With a new rent-free building provided by UNSW, RACS re-focused its strategy to become a vocal advocacy body for people seeking asylum, effectively self-sustained by its own fundraising and corporate partnerships.

"Now we are a lot more outspoken, and you can see that with that outspokenness comes a base of people who are willing to lend assistance.

That changed in the time that I was gone. Back in the day RACS wasn't so outspoken, I think partially because we were really small, and because we had a lot of government funding for our work.

Coming back to RACS in 2015, the scale had completely changed. Now it would have about 25 lawyers, including a lawyer permanently based in Melbourne - that does include a number of seconded lawyers [from commercial law firms] - and I think there'd be over a 100 lawyers doing work on a pro bono basis and then hundreds of volunteers.

Back when RACS started we had some support, little bits of support. I remember that in 2000 we started developing a relationship with Gilbert + Tobin. Now, we had a meeting yesterday, and there would have been ten big firms around the table, all of which contribute significantly to RACS." 

Apart from Gilbert + Tobin, the other corporate firms engaged with RACS's refugee work include Allens, Herbert Smith Freehills, King & Wood Mallesons, Henry Davis York and Norton Rose Fulbright. 

Lawyers from Allens, Mallesons and Norton Rose do six month secondments at the service. 

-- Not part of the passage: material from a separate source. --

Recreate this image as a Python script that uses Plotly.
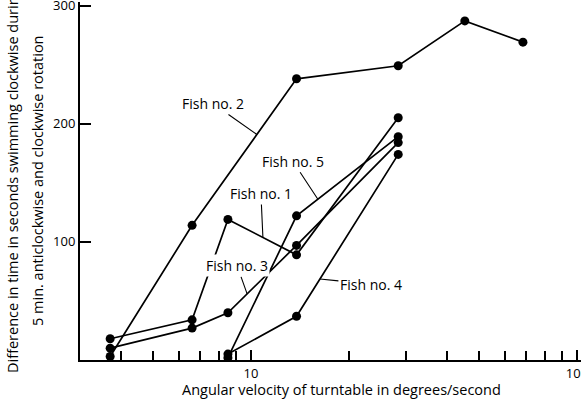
import math
import plotly.graph_objects as go

# ---- data ----
fish1_x = [3.7, 6.6, 8.5, 13.8, 28.3]
fish1_y = [18, 34, 119, 89, 205]
fish2_x = [3.7, 6.6, 13.8, 28.3, 45.3, 68.3]
fish2_y = [3, 114, 238, 249, 287, 269]
fish3_x = [3.7, 6.6, 8.5, 13.8, 28.3]
fish3_y = [10, 27, 40, 97, 184]
fish4_x = [8.5, 13.8, 28.3]
fish4_y = [5, 37, 174]
fish5_x = [8.5, 13.8, 28.3]
fish5_y = [2, 122, 189]

names = ["Fish no. 1", "Fish no. 2", "Fish no. 3", "Fish no. 4", "Fish no. 5"]
xs = [fish1_x, fish2_x, fish3_x, fish4_x, fish5_x]
ys = [fish1_y, fish2_y, fish3_y, fish4_y, fish5_y]

major_ticks = [10, 100]
major_text = ["10", "100"]
minor_ticks = [4, 5, 6, 7, 8, 9, 20, 30, 40, 50, 60, 70, 80, 90]
y_ticks = [100, 200, 300]

# label placement: segment index, fraction along segment, text offset (px)
label_pos = {
    "Fish no. 1": (2, 0.51, -2, -44),
    "Fish no. 2": (1, 0.62, -44, -31),
    "Fish no. 3": (2, 0.28, -10, -28),
    "Fish no. 4": (1, 0.23, 51, 5),
    "Fish no. 5": (1, 0.21, -25, -38),
}

FONT = "Open Sans"

fig = go.Figure()
for n, x, y in zip(names, xs, ys):
    fig.add_trace(go.Scatter(
        x=x, y=y, mode="lines+markers", name=n,
        line=dict(color="black", width=1.7),
        marker=dict(color="black", size=9),
        showlegend=False,
    ))

annotations = []
for n, x, y in zip(names, xs, ys):
    seg, f, ax, ay = label_pos[n]
    lx0, lx1 = math.log10(x[seg]), math.log10(x[seg + 1])
    tx = lx0 + f * (lx1 - lx0)
    ty = y[seg] + f * (y[seg + 1] - y[seg])
    annotations.append(dict(
        x=tx, y=ty, xref="x", yref="y", text=n, showarrow=True,
        arrowhead=0, arrowwidth=1.1, arrowcolor="black", ax=ax, ay=ay,
        standoff=0, font=dict(family=FONT, size=14, color="black"),
        bgcolor="white", borderpad=1,
    ))

# axis titles
annotations.append(dict(
    text="Angular velocity of turntable in degrees/second",
    xref="paper", yref="paper", x=0.521, y=0, yanchor="middle", yshift=-29,
    showarrow=False, font=dict(family=FONT, size=14.5, color="black"),
))
annotations.append(dict(
    text="Difference in time in seconds swimming clockwise during",
    xref="paper", yref="paper", x=0, y=0.5, xanchor="center", yanchor="middle",
    xshift=-68, textangle=-90, showarrow=False,
    font=dict(family=FONT, size=14.5, color="black"),
))
annotations.append(dict(
    text="5 min. anticlockwise and clockwise rotation",
    xref="paper", yref="paper", x=0, y=0.5, xanchor="center", yanchor="middle",
    xshift=-43, textangle=-90, showarrow=False,
    font=dict(family=FONT, size=14.5, color="black"),
))

fig.update_layout(
    width=581, height=402,
    margin=dict(l=80, r=0, t=2, b=42),
    paper_bgcolor="white", plot_bgcolor="white",
    font=dict(family=FONT, size=13, color="black"),
    annotations=annotations,
    xaxis=dict(
        type="log", range=[math.log10(2.99), math.log10(2.99) + 501 / 326],
        showline=True, linecolor="black", linewidth=2, showgrid=False, zeroline=False,
        tickmode="array", tickvals=major_ticks, ticktext=major_text,
        ticks="inside", ticklen=10, tickwidth=1.5, tickcolor="black",
        tickfont=dict(family=FONT, size=13, color="black"),
        ticklabeloverflow="allow",
        minor=dict(tickmode="array", tickvals=minor_ticks, ticks="inside",
                   ticklen=9, tickwidth=1.5, tickcolor="black", showgrid=False),
        automargin=False,
    ),
    yaxis=dict(
        range=[0, 303],
        showline=True, linecolor="black", linewidth=2, showgrid=False, zeroline=False,
        tickmode="array", tickvals=y_ticks,
        ticks="inside", ticklen=11, tickwidth=1.5, tickcolor="black",
        tickfont=dict(family=FONT, size=13, color="black"),
        ticklabeloverflow="allow",
        automargin=False,
    ),
)

fig.write_html("out.html")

Alison's team at RACS still relies on the unpredictable lifeline of fundraising to respond to government policy changes that regularly up-end the centre's operations.

Just this year, the government decided to impose final deadlines on lodging protection visa applications. In the aftermath of that announcement, a successful fundraising push to hire more lawyers allowed RACS to hold 1,900 appointments for clients between May and July this year. 

The October 1 deadline applies to those who arrived by boat between August 13, 2012 and December 31, 2013, who who did not have the opportunity to seek legal assistance for their protection visas until after 2015. 

The current chapter of RACS' work is coming to an end. With all applications due in three weeks time the service is starting to shift its focus to clients' interviews with the department, submissions to the Immigration Assessment Authority, which reviews adverse decisions made by the department, and judicial review for applicants refused by the IAA. 

This work remains unfunded by the government. 

For a case that is rejected a number of times, Alison estimates that only a third of the work is done at the point of lodging the application. 

RACS' focus for the next 18 months will be to provide assistance to applicants who are refused, depending on the merits of their case.

"The aim is to provide it to 600-700 clients."

RACS has already begun to provide assistance to those whose applications have been refused. With the help of pro bono barristers, over the last 12 months hundreds of clients have been given free legal opinions on the likelihood of their success in court. 

In 30 cases prospects of success were found, and in two cases, appeals to the Federal Court have been successful. 

Alison remains in equal parts jaded and optimistic. When asked about the government's persistent attacks on people seeking asylum she has "stopped being shocked", but when asked about the future of RACS she remains "really excited".